Basically, what makes the pilot a masterpiece, and still one of the highlights of Lynch's estimable career, is that he renders things alien and strange. Houses, high school students, love affairs, hotel lobbies: between the anti-humor and the feeling of an unseen cosmic evil, Twin Peaks makes them all feel wrong - wrong in some ontological sense, like they've been assembled improperly by an alien race. This mood pervades the pilot so much that by the time we arrive at the truly, explicitly uncanny scene of Julee Cruise singing her ethereal, dreamy ballads to an audience of enraptured drunken bikers, not even pausing the song as a fight breaks out, it basically just feels like the organic evolution of what we've been watching, rather than some stunning break from reality.

This isn't something that could be sustained very long, I imagine.
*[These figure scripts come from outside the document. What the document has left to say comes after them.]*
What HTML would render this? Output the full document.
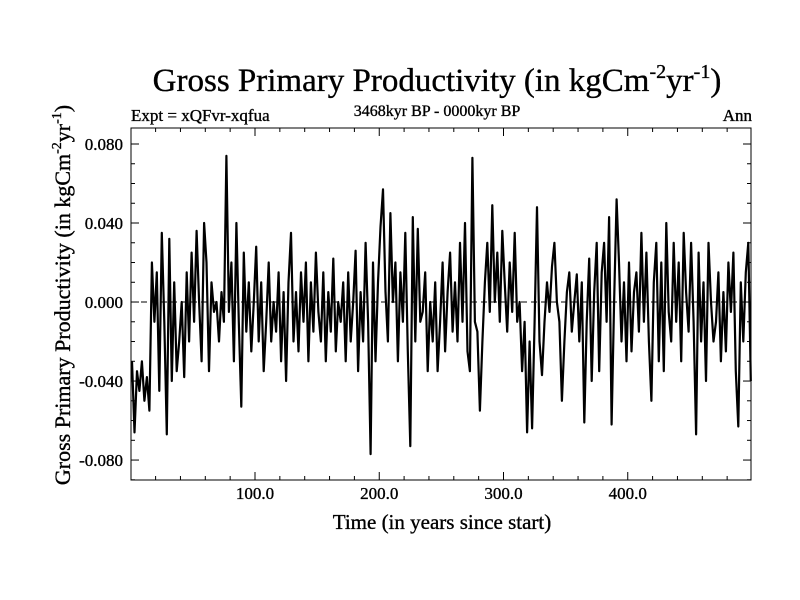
<!DOCTYPE html>
<html><head><meta charset="utf-8"><style>body{margin:0;background:#fff}svg{display:block}text{font-family:"Liberation Serif",serif;fill:#000;stroke:#000;stroke-width:0.35}</style></head>
<body>
<svg id="chart" width="800" height="600" xmlns="http://www.w3.org/2000/svg">
<text x="437" y="91" font-size="33" text-anchor="middle">Gross Primary Productivity (in kgCm<tspan font-size="20" dy="-13">-2</tspan><tspan dy="13">yr</tspan><tspan font-size="20" dy="-13">-1</tspan><tspan dy="13">)</tspan></text>
<text x="131" y="121" font-size="17">Expt = xQFvr-xqfua</text>
<text x="437" y="116" font-size="16" text-anchor="middle">3468kyr BP - 0000kyr BP</text>
<text x="752" y="121" font-size="17" text-anchor="end">Ann</text>
<text x="442" y="529" font-size="21" text-anchor="middle">Time (in years since start)</text>
<text transform="translate(70,295) rotate(-90)" font-size="22" text-anchor="middle">Gross Primary Productivity (in kgCm<tspan font-size="14" dy="-9">-2</tspan><tspan dy="9">yr</tspan><tspan font-size="14" dy="-9">-1</tspan><tspan dy="9">)</tspan></text>
<g id="plot"></g>
</svg>
<script>
const years = [];
const values = [
-30,-66,-35,-45,-30,-50,-38,-55,20,-10,
15,-45,35,-10,-67,32,-40,10,-35,-20,
0,-38,15,-20,25,-10,36,0,-30,40,
20,-35,10,-5,0,-20,5,-10,74,-5,
20,-30,40,-10,-53,25,-15,10,-25,0,
28,-20,10,-35,-10,20,-20,0,-15,15,
-30,5,-40,10,35,-20,5,-25,15,-10,
20,-30,10,-15,25,-5,-20,15,-30,5,
-15,22,-25,0,-10,10,-30,15,-20,0,
26,-35,5,-20,30,-10,-77,20,-30,10,
38,57,5,-20,45,0,20,-30,15,-10,
35,-25,-73,43,-20,37,-10,-5,15,-35,
0,-20,10,-35,-10,20,-25,5,25,-15,
10,-20,30,-10,40,-25,-35,73,-10,-15,
-55,-20,10,30,-5,49,0,25,-10,36,
10,-15,20,-5,35,-10,0,-35,-10,-66,
-20,-64,-10,48,-20,-37,-10,10,-5,18,
30,0,-10,-50,-20,5,15,-15,0,14,
-20,10,-61,-10,22,-40,5,30,-35,15,
30,-10,43,-62,0,52,20,-20,10,-30,
20,-25,5,15,-15,35,-10,25,-20,-50,
10,30,-30,20,-35,40,-5,-20,30,-10,
20,-30,35,5,-15,30,-10,-67,25,-20,
10,-40,30,0,-20,-10,15,-30,5,-25,
20,-5,25,-35,-63,10,-20,15,30,-40];
for (let i = 0; i < values.length; i++) years.push(1 + 2 * i);
const xTicks = [100, 200, 300, 400];
const xTickLabels = ["100.0", "200.0", "300.0", "400.0"];
const yTicks = [-0.08, -0.04, 0, 0.04, 0.08];
const yTickLabels = ["-0.080", "-0.040", "0.000", "0.040", "0.080"];

const L = 131, R = 751, T = 128, B = 480;
const X0 = 0.2, X1 = 499.2, Y0 = -0.0901, Y1 = 0.0881;
const sx = v => L + (v - X0) / (X1 - X0) * (R - L);
const sy = v => B - (v - Y0) / (Y1 - Y0) * (B - T);
const NS = "http://www.w3.org/2000/svg";
const g = document.getElementById("plot");
function mk(tag, attrs) { const e = document.createElementNS(NS, tag); for (const k in attrs) e.setAttribute(k, attrs[k]); g.appendChild(e); return e; }

const zero = mk("line", {x1: L, x2: R, y1: sy(0), y2: sy(0), stroke: "#000", "stroke-width": 1, "stroke-dasharray": "6,4"});



let d = "";
for (let i = 0; i < values.length; i++) d += (i ? "L" : "M") + sx(years[i]).toFixed(1) + "," + sy(values[i] / 1000).toFixed(1);
const line = mk("path", {d: d, fill: "none", stroke: "#000", "stroke-width": 2.2, "stroke-linejoin": "round"});



const frame = mk("rect", {x: L, y: T, width: R - L, height: B - T, fill: "none", stroke: "#000", "stroke-width": 1});



for (let v = 20; v < 500; v += 20) {
  const x = sx(v), len = (v % 100 === 0) ? 8 : 4;
  const t1 = mk("line", {x1: x, x2: x, y1: B, y2: B - len, stroke: "#000"});
  
  
  const t2 = mk("line", {x1: x, x2: x, y1: T, y2: T + len, stroke: "#000"});
  
  
}
for (let k = -9; k <= 8; k++) {
  const v = k / 100, y = sy(v), len = (k % 4 === 0) ? 8 : 4;
  const t1 = mk("line", {x1: L, x2: L + len, y1: y, y2: y, stroke: "#000"});
  
  
  const t2 = mk("line", {x1: R, x2: R - len, y1: y, y2: y, stroke: "#000"});
  
  
}
xTicks.forEach((v, i) => {
  const t = mk("text", {x: sx(v), y: 499, "font-size": 17, "text-anchor": "middle"});
  t.textContent = xTickLabels[i];
  
  
});
yTicks.forEach((v, i) => {
  const t = mk("text", {x: 123, y: sy(v) + 6, "font-size": 17, "text-anchor": "end"});
  t.textContent = yTickLabels[i];
  
  
});
</script>
</body></html>
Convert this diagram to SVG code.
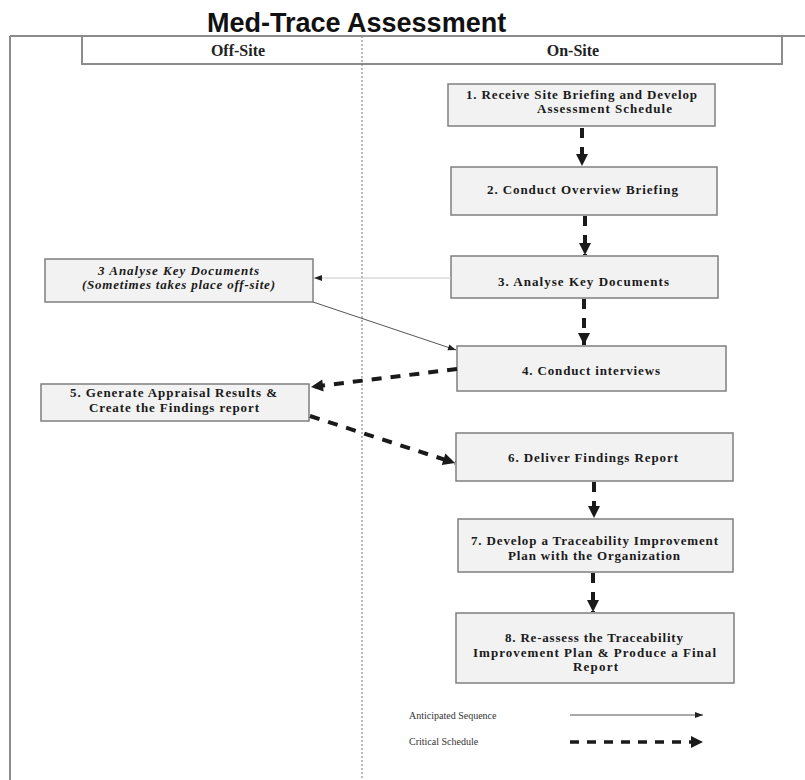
<svg xmlns="http://www.w3.org/2000/svg" width="805" height="780" viewBox="0 0 805 780">
<style>
.box{fill:#f2f2f2;stroke:#7f7f7f;stroke-width:1.5}
.t{font-family:"Liberation Serif","Times New Roman",serif;font-weight:bold;font-size:13px;fill:#1a1a1a;text-anchor:middle}
.ti{font-style:italic}
.hd{font-family:"Liberation Serif","Times New Roman",serif;font-weight:bold;font-size:16px;fill:#222;text-anchor:middle}
.lg{font-family:"Liberation Serif","Times New Roman",serif;font-size:10px;fill:#333}
.crit{stroke:#1a1a1a;stroke-width:4;stroke-dasharray:10 9;fill:none}
.seq{stroke:#555;stroke-width:1;fill:none}
</style>
<defs>
<marker id="ah" markerUnits="userSpaceOnUse" markerWidth="14" markerHeight="14" viewBox="0 0 14 14" refX="13" refY="7" orient="auto">
<path d="M1,1 L13,7 L1,13 Z" fill="#1a1a1a"/>
</marker>
<marker id="as" markerUnits="userSpaceOnUse" markerWidth="10" markerHeight="10" viewBox="0 0 10 10" refX="9" refY="5" orient="auto">
<path d="M1,2 L9,5 L1,8 Z" fill="#222"/>
</marker>
</defs>

<text x="207" y="32" font-family="'Liberation Sans',Arial,sans-serif" font-weight="bold" font-size="27" fill="#111">Med-Trace Assessment</text>

<g id="frame">
<line x1="10" y1="36" x2="805" y2="36" stroke="#8c8c8c" stroke-width="2"/>
<line x1="10" y1="36" x2="10" y2="780" stroke="#8c8c8c" stroke-width="2"/>
<rect x="82" y="36" width="700" height="28" fill="#fff" stroke="#8c8c8c" stroke-width="2"/>
<line x1="362" y1="36" x2="362" y2="780" stroke="#777" stroke-width="1" stroke-dasharray="2 2"/>
<text class="hd" x="238" y="56">Off-Site</text>
<text class="hd" x="573" y="56">On-Site</text>
</g>

<g id="n1">
<rect class="box" x="448" y="84" width="267" height="42"/>
<text class="t" x="581.5" y="99" textLength="231">1. Receive Site Briefing and Develop</text>
<text class="t" x="604.5" y="113" textLength="135">Assessment Schedule</text>
</g>
<g id="n2">
<rect class="box" x="451" y="167" width="266" height="48"/>
<text class="t" x="582.5" y="194" textLength="191">2. Conduct Overview Briefing</text>
</g>
<g id="n3">
<rect class="box" x="451" y="256" width="267" height="42"/>
<text class="t" x="583.5" y="286" textLength="171">3. Analyse Key Documents</text>
</g>
<g id="n3a">
<rect class="box" x="45" y="259" width="268" height="43"/>
<text class="t ti" x="178.5" y="275" textLength="161">3 Analyse Key Documents</text>
<text class="t ti" x="178.5" y="289" textLength="193">(Sometimes takes place off-site)</text>
</g>
<g id="n4">
<rect class="box" x="457" y="346" width="269" height="45"/>
<text class="t" x="591" y="375" textLength="138">4. Conduct interviews</text>
</g>
<g id="n5">
<rect class="box" x="41" y="384" width="268" height="37"/>
<text class="t" x="173.5" y="397" textLength="207">5. Generate Appraisal Results &amp;</text>
<text class="t" x="174" y="412" textLength="170">Create the Findings report</text>
</g>
<g id="n6">
<rect class="box" x="456" y="433" width="277" height="48"/>
<text class="t" x="593" y="462" textLength="170">6. Deliver Findings Report</text>
</g>
<g id="n7">
<rect class="box" x="458" y="519" width="275" height="53"/>
<text class="t" x="594.5" y="545" textLength="247">7. Develop a Traceability Improvement</text>
<text class="t" x="594" y="560" textLength="172">Plan with the Organization</text>
</g>
<g id="n8">
<rect class="box" x="456" y="613" width="278" height="70"/>
<text class="t" x="594" y="642" textLength="178">8. Re-assess the Traceability</text>
<text class="t" x="594.5" y="657" textLength="243">Improvement Plan &amp; Produce a Final</text>
<text class="t" x="595.5" y="671" textLength="45">Report</text>
</g>

<g id="connectors">
<line class="crit" x1="582" y1="128" x2="582" y2="166" marker-end="url(#ah)"/>
<line class="crit" x1="585" y1="216" x2="585" y2="255" marker-end="url(#ah)"/>
<line class="crit" x1="584" y1="299" x2="584" y2="345" marker-end="url(#ah)"/>
<line class="crit" x1="457" y1="369" x2="311" y2="387" marker-end="url(#ah)"/>
<line class="crit" x1="310" y1="416" x2="455" y2="463" marker-end="url(#ah)"/>
<line class="crit" x1="594" y1="482" x2="594" y2="518" marker-end="url(#ah)"/>
<line class="crit" x1="593" y1="573" x2="593" y2="612" marker-end="url(#ah)"/>
<line x1="451" y1="278" x2="314" y2="278" stroke="#c8c8c8" stroke-width="1" marker-end="url(#as)"/>
<line class="seq" x1="313" y1="302" x2="456" y2="350" marker-end="url(#as)"/>
</g>

<g id="legend">
<text class="lg" x="409" y="719">Anticipated Sequence</text>
<text class="lg" x="409" y="745">Critical Schedule</text>
<line class="seq" x1="570" y1="715" x2="703" y2="715" stroke="#222" marker-end="url(#as)"/>
<line x1="570" y1="742" x2="703" y2="742" stroke="#1a1a1a" stroke-width="3.5" stroke-dasharray="9 8" marker-end="url(#ah)"/>
</g>
</svg>
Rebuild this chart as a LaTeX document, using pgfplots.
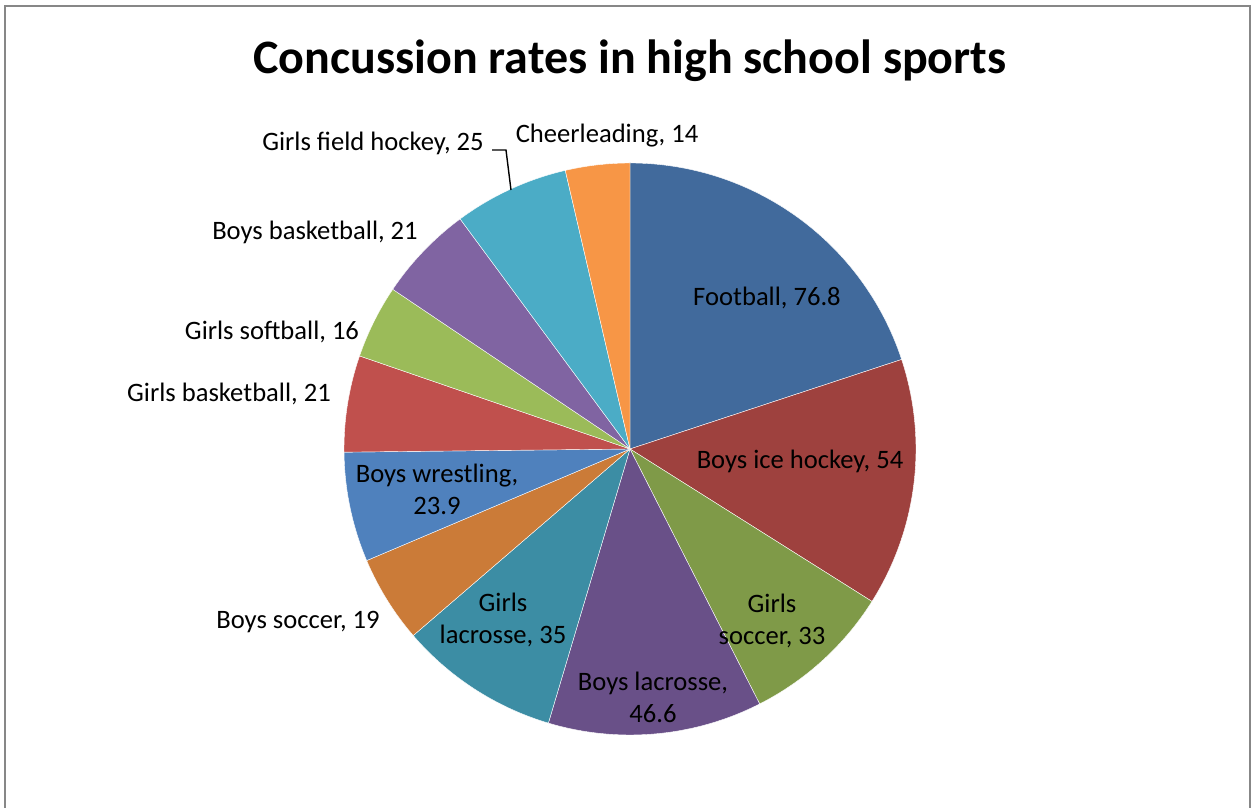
\documentclass[border=0pt]{standalone}
\usepackage{pgfplots}
\pgfplotsset{compat=1.18}
\usepackage{pgfplotstable}
\usepackage{fontspec}
\setmainfont{Carlito}

\definecolor{cFootball}{HTML}{416A9C}
\definecolor{cIceHockey}{HTML}{9E413E}
\definecolor{cGSoccer}{HTML}{7F9A48}
\definecolor{cBLacrosse}{HTML}{695088}
\definecolor{cGLacrosse}{HTML}{3C8DA4}
\definecolor{cBSoccer}{HTML}{CB7B38}
\definecolor{cWrestling}{HTML}{4F81BD}
\definecolor{cGBasket}{HTML}{C0504D}
\definecolor{cSoftball}{HTML}{9BBB59}
\definecolor{cBBasket}{HTML}{8064A2}
\definecolor{cFieldHockey}{HTML}{4BACC6}
\definecolor{cCheer}{HTML}{F79646}

\pgfplotstableread[col sep=comma]{
sport,value,color
Football,76.8,cFootball
Boys ice hockey,54,cIceHockey
Girls soccer,33,cGSoccer
Boys lacrosse,46.6,cBLacrosse
Girls lacrosse,35,cGLacrosse
Boys soccer,19,cBSoccer
Boys wrestling,23.9,cWrestling
Girls basketball,21,cGBasket
Girls softball,16,cSoftball
Boys basketball,21,cBBasket
Girls field hockey,25,cFieldHockey
Cheerleading,14,cCheer
}\piedata

\begin{document}
\begin{tikzpicture}
\pgfplotstablegetrowsof{\piedata}
\pgfmathtruncatemacro\lastrow{\pgfplotsretval-1}
\gdef\pietotal{0}
\foreach \i in {0,...,\lastrow}{%
  \pgfplotstablegetelem{\i}{value}\of\piedata
  \pgfmathsetmacro\tmpsum{\pietotal+\pgfplotsretval}%
  \xdef\pietotal{\tmpsum}}
\gdef\piecum{0}
\gdef\piecmds{}
\foreach \i in {0,...,\lastrow}{%
  \pgfplotstablegetelem{\i}{value}\of\piedata
  \let\sliceval\pgfplotsretval
  \pgfplotstablegetelem{\i}{color}\of\piedata
  \let\slicecol\pgfplotsretval
  \pgfmathsetmacro\fracstart{\piecum/\pietotal}%
  \pgfmathsetmacro\angstart{90-360*\fracstart}%
  \pgfmathsetmacro\newcum{\piecum+\sliceval}%
  \pgfmathsetmacro\fracend{\newcum/\pietotal}%
  \pgfmathsetmacro\angend{90-360*\fracend}%
  \xdef\piecum{\newcum}%
  \xdef\piecmds{\unexpanded\expandafter{\piecmds}%
    \noexpand\fill[\slicecol,draw=white,line width=0.2pt] (axis cs:630,359) -- ++(\angstart:143pt)
      arc[start angle=\angstart,end angle=\angend,radius=143pt] -- cycle;}%
}
\begin{axis}[
  hide axis, scale only axis,
  width=626.5pt, height=404pt,
  xmin=0, xmax=1253, ymin=0, ymax=808,
  clip=false,
]
\piecmds
\coordinate (bbbl) at (axis cs:0,0);
\coordinate (bbtr) at (axis cs:1253,808);
\draw[color=black!47, line width=0.8pt] (axis cs:5,0) -- (axis cs:5,802) -- (axis cs:1250,802) -- (axis cs:1250,0);
\node[font=\fontsize{24}{29}\selectfont\bfseries] at (axis cs:630,747) {Concussion rates in high school sports};
\begin{scope}[every node/.style={font=\fontsize{13.3}{16}\selectfont, align=center, inner sep=0pt}]
\node at (axis cs:767,510) {Football, 76.8};
\node at (axis cs:800,347) {Boys ice hockey, 54};
\node at (axis cs:772,187) {Girls\\soccer, 33};
\node at (axis cs:653,111) {Boys lacrosse,\\46.6};
\node at (axis cs:503,188) {Girls\\lacrosse, 35};
\node at (axis cs:437,319) {Boys wrestling,\\23.9};
\node at (axis cs:298,186) {Boys soccer, 19};
\node at (axis cs:229,414) {Girls basketball, 21};
\node at (axis cs:272,476) {Girls softball, 16};
\node at (axis cs:315,576) {Boys basketball, 21};
\node at (axis cs:373,665) {Girls field hockey, 25};
\node at (axis cs:607,672) {Cheerleading, 14};
\end{scope}
\draw[black, line width=0.7pt] (axis cs:492,658) -- (axis cs:506,658) -- (axis cs:511,618);
\end{axis}
\pgfresetboundingbox
\useasboundingbox (bbbl) rectangle (bbtr);
\end{tikzpicture}
\end{document}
And it's not: the pilot represents a height that Twin Peaks doesn't return to until the very last episode of its original run. Even the four episodes in between those two points which Lynch directed don't quite manage to do it for their entire running time. Still, let us not weep for Twin Peaks, which at its worst still exists a bizarre fascination, and at its best is some of the finest work ever made for the television medium. And let us weep even less for its pilot episode, a 94-minute tone poem of the finest sort, and the best piece of audio-visual entertainment released in America in 1990, to hell with the medium.